Al momento de redactar este artículo he recibido un largo mensaje de un viejo amigo abogado. Posiblemente el texto haya sido extraído de una obra de Víctor Hugo, el escritor francés. El gigante. Me ha llamado la atención por la defensa exquisita que el autor hace de los hombres que comienzan a ponerse viejos. Veamos algunas frases y parágrafos: “Te estás volviendo viejo, me dijeron, has dejado de ser tú, te estás volviendo amargado y solitario. No, respondí, no me estoy volviendo viejo, me estoy volviendo sabio. He dejado de ser lo que a otros agrada para convertirme en lo que a mí me gusta ser, he dejado de buscar la aceptación de los demás para aceptarme a mí mismo, he dejado tras de mí los espejos mentirosos que engañan sin piedad. No, no me estoy volviendo viejo, me estoy volviendo asertivo, selectivo de lugares, personas, costumbres e ideologías. He dejado ir apegos, dolores innecesarios, personas, almas y corazones, no es por amargura, es simplemente por salud. Dejé las noches de fiesta por insomnios de aprendizaje, dejé de vivir historias y comencé a escribirlas, hice a un lado los estereotipos impuestos, dejé de usar maquillaje para ocultar mis heridas, ahora llevo un libro que embellece mi mente. Cambié las copas de vino por tazas de café, me olvidé de idealizar la vida y comencé a vivirla. No, no me estoy poniendo viejo. Llevo en el alma lozanía y en el corazón la inocencia de quien a diario se descubre.” (…) Estoy “redescubriendo mundos” y “rescatando aquellos viejos libros que a medias páginas había olvidado.” (…) “Me estoy volviendo más prudente, he dejado los arrebatos que nada enseñan, estoy aprendiendo hablar de cosas trascendentes”. (…) “No, no es que me esté volviendo viejo por dormir temprano los sábados, es que también los domingos hay que despertar temprano, disfrutar el café sin prisa y leer con calma un poemario.” (…) “No es por vejez por lo que se camina lento, es para observar la torpeza de los que aprisa andan con el descontento. No es por vejez por lo que a veces se guarda silencio, es simplemente porque no a toda palabra hay que hacerle eco. No, no me estoy poniendo viejo, estoy comenzando a vivir lo que realmente me interesa.”

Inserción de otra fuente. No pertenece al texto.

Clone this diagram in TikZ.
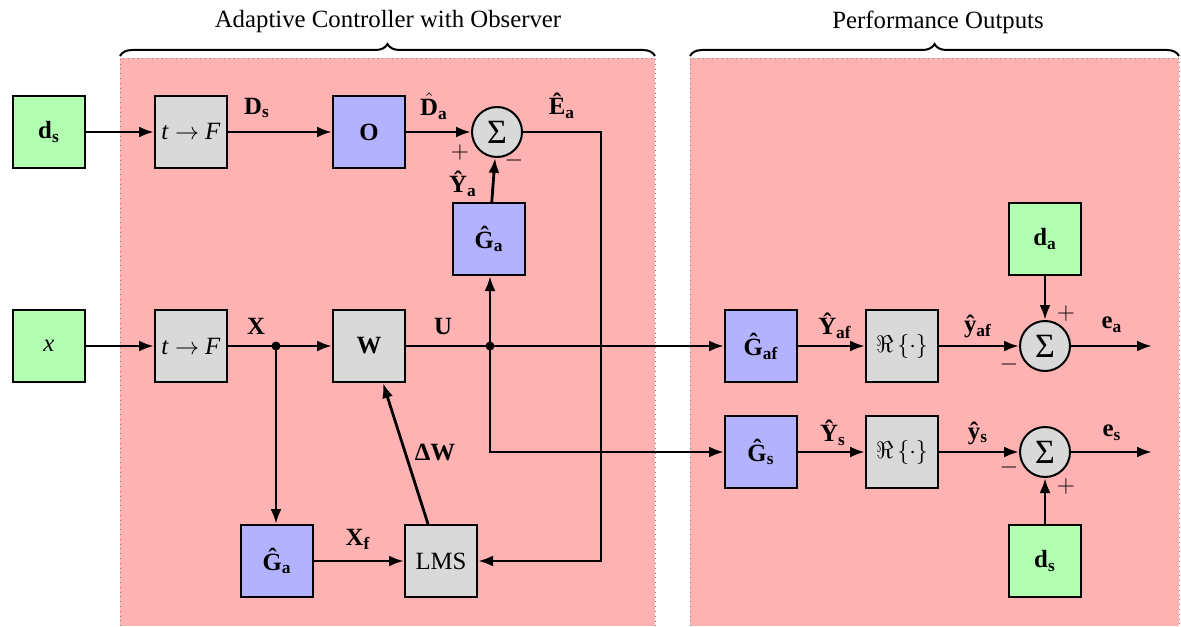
\documentclass[tikz,border=0pt]{standalone}
\usepackage{amsmath}
\usepackage{fontspec}
\setmainfont{Liberation Serif}
\usetikzlibrary{arrows.meta,decorations.pathreplacing,calc}
\newcommand\bsub[2]{\textbf{#1}$_{\textbf{#2}}$}
\newcommand\hD{$\hat{\text{\textbf{D}}}$}
\begin{document}
\begin{tikzpicture}[x=0.5pt,y=-0.5pt,
 font=\fontsize{12.4}{14}\selectfont,
 blk/.style={draw,line width=1pt,minimum size=36pt,inner sep=0pt},
 gbox/.style={blk,fill=green!30},
 bbox/.style={blk,fill=blue!30},
 ybox/.style={blk,fill=gray!30},
 sumc/.style={draw,circle,line width=1pt,fill=gray!30,minimum size=25pt,inner sep=0pt,font=\fontsize{17}{18}\selectfont},
 wire/.style={line width=1.4pt},
 arr/.style={wire,-{Latex[length=7.5pt,width=5.5pt]}},
 lbl/.style={inner sep=1pt},
 sgn/.style={inner sep=0pt,font=\fontsize{13}{14}\selectfont},
 jdot/.style={circle,fill,inner sep=0pt,minimum size=4.5pt},
 region/.style={fill=red!30},
 rborder/.style={draw=gray,dotted,line width=0.4pt},
 brc/.style={decorate,decoration={brace,amplitude=6pt},line width=1pt}]
\useasboundingbox (0,0) rectangle (1181,626);
\fill[white] (0,0) rectangle (1181,626);
% regions
\fill[region] (120,58) rectangle (655,626);
\fill[region] (690,58) rectangle (1179,626);
\draw[rborder] (120,626) -- (120,58) -- (655,58) -- (655,626);
\draw[rborder] (690,626) -- (690,58) -- (1179,58) -- (1179,626);
\draw[brc] (120,56) -- (655,56);
\draw[brc] (690,56) -- (1179,56);
\node (t1) at (388,22) {Adaptive Controller with Observer};
\node (t2) at (938,22) {Performance Outputs};
% nodes
\node[gbox] (ds1) at (49,132) {\bsub{d}{s}};
\node[ybox] (tf1) at (191,132) {\textit{t} $\rightarrow$ \textit{F}};
\node[bbox] (O) at (369,132) {\textbf{O}};
\node[sumc] (s1) at (497,132) {Σ};
\node[bbox] (Ga1) at (489,239) {\bsub{\^G}{a}};
\node[gbox] (xin) at (49,346) {\textit{x}};
\node[ybox] (tf2) at (191,346) {\textit{t} $\rightarrow$ \textit{F}};
\node[ybox] (W) at (369,346) {\textbf{W}};
\coordinate (jX) at (276,346);
\coordinate (jU) at (490,346);
\node[bbox] (Gaf) at (761,346) {\bsub{\^G}{af}};
\node[ybox] (Re1) at (902,346) {$\Re\left\{\cdot\right\}$};
\node[sumc] (s2) at (1045,346) {Σ};
\node[gbox] (da) at (1045,239) {\bsub{d}{a}};
\coordinate (ea) at (1152,346);
\node[bbox] (Gs) at (761,452) {\bsub{\^G}{s}};
\node[ybox] (Re2) at (902,452) {$\Re\left\{\cdot\right\}$};
\node[sumc] (s3) at (1045,452) {Σ};
\node[gbox] (ds2) at (1045,561) {\bsub{d}{s}};
\coordinate (es) at (1152,452);
\node[bbox] (Ga2) at (277,561) {\bsub{\^G}{a}};
\node[ybox] (LMS) at (441,561) {LMS};
\coordinate (Ec) at (601,132);
% connectors
\draw[arr] (ds1) -- (tf1);
\draw[arr] (tf1) -- (O);
\draw[arr] (O) -- (s1);
\draw[arr] (Ga1) -- (s1);
\draw[arr] (s1.east) -- (Ec) |- (LMS.east);
\draw[arr] (xin) -- (tf2);
\draw[arr] (tf2) -- (W);
\draw[arr] (jX) -- (jX |- Ga2.north);
\draw[arr] (W) -- (Gaf);
\draw[arr] (jU) -- (jU |- Ga1.south);
\draw[arr] (jU) |- (Gs);
\draw[arr] (Ga2) -- (LMS);
\draw[arr] ($(LMS.north)+(-13,0)$) -- ($(W.south)+(14,0)$);
\draw[arr] (Gaf) -- (Re1);
\draw[arr] (Re1) -- (s2);
\draw[arr] (s2) -- (ea);
\draw[arr] (da) -- (s2);
\draw[arr] (Gs) -- (Re2);
\draw[arr] (Re2) -- (s3);
\draw[arr] (s3) -- (es);
\draw[arr] (ds2) -- (s3);
\node[jdot] (dX) at (jX) {};
\node[jdot] (dU) at (jU) {};
% labels
\node[lbl] (lDs) at (257,108) {\bsub{D}{s}};
\node[lbl] (lDa) at (434,106) {\hD$_{\textbf{a}}$};
\node[lbl] (lEa) at (562,106) {\bsub{\^E}{a}};
\node[sgn] (p1) at (460,152) {$+$};
\node[sgn] (m1) at (514,160) {$-$};
\node[lbl] (lYa) at (463,184) {\bsub{\^Y}{a}};
\node[lbl] (lX) at (256,326) {\textbf{X}};
\node[lbl] (lU) at (443,326) {\textbf{U}};
\node[lbl] (lXf) at (358,539) {\bsub{X}{f}};
\node[lbl] (lDW) at (435,452) {\textbf{ΔW}};
\node[lbl] (lYaf) at (835,326) {\bsub{\^Y}{af}};
\node[lbl] (lyaf) at (978,326) {\bsub{\^y}{af}};
\node[lbl] (lea) at (1112,325) {\bsub{e}{a}};
\node[sgn] (p2) at (1066,313) {$+$};
\node[sgn] (m2) at (1009,364) {$-$};
\node[lbl] (lYs) at (833,433) {\bsub{\^Y}{s}};
\node[lbl] (lys) at (978,433) {\bsub{\^y}{s}};
\node[lbl] (les) at (1112,433) {\bsub{e}{s}};
\node[sgn] (m3) at (1009,467) {$-$};
\node[sgn] (p3) at (1066,486) {$+$};
\end{tikzpicture}
\end{document}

Las pocas personas que me han visitado en un pasado más o menos reciente, saben que cerca de un televisor tengo el libro “Los Miserables” de Víctor Hugo. Ni mi extensa e intensa pasión por el cine ni tampoco mis obsesiones televisivas desde los tiempos de mi niñez, han logrado apartarme de las lecturas y de los libros. No existe ninguna justificación consistente para que un joven o un hombre que vive en medio de su otoño, abandone las lecturas detenidas, meditadas y profundas de los libros, a cambio de la “revolución” de las nuevas tecnologías de punta que aparecen cada cinco o diez años. La única justificación es el enorme poder del “marketing” momentáneo, o de los nuevos mercados globalizantes, que se imponen en forma inexorable. Los niños, los jóvenes y los viejos pueden perfectamente leer en voz alta un poema cariñoso de Rubén Darío, Juan Ramón Molina, Jaime Sabines, Emilio Coco, William Shakespeare o bien de Li Tai-Po (hoy conocido como “Li Tai Bai” o “Li Bai”). O una frase bellamente esculpida de Sócrates.
El hombre que penetra en la luz y en los umbrales del otoño, transita dos caminos paralelos o bifurcados: El primero es aquel en que el viejo logra potenciar aún más las virtudes espirituales cultivadas en el curso de su existencia, suavizando la voz y dejando lentamente sus defectos relegados en el desván del olvido. En el segundo se corre el gravoso riesgo de aumentar exponencialmente aquellos defectos espantosos que solía ocultar o mitigar en su primera madurez. Creo que el camino ideal es el primero. Pues la sabiduría es aquella que esperaban y aprovechaban las antiguas comunidades al momento de integrar cada “Consejo de Ancianos”. Tales consejos eran articulados por ancianos, hombres maduros y jóvenes prudentes. Hoy por hoy nadie habla de la necesidad de estos pequeños grupos de “ancianos” que tal vez podrían beneficiar a una sociedad confusa, calamitosa, violenta, con baja estima, chismosa y zahiriente como la nuestra.
Me imagino que los formalismos rígidos y los administrativismos vacíos, harán casi imposible que Honduras aprenda a celebrar y a potenciar los conocimientos de los hombres que apenas subsisten en los predios hermosos y dolorosos del otoño. Empero, hay que guardar las esperanzas para el momento en que nuestra Honduras logre madurar un poco.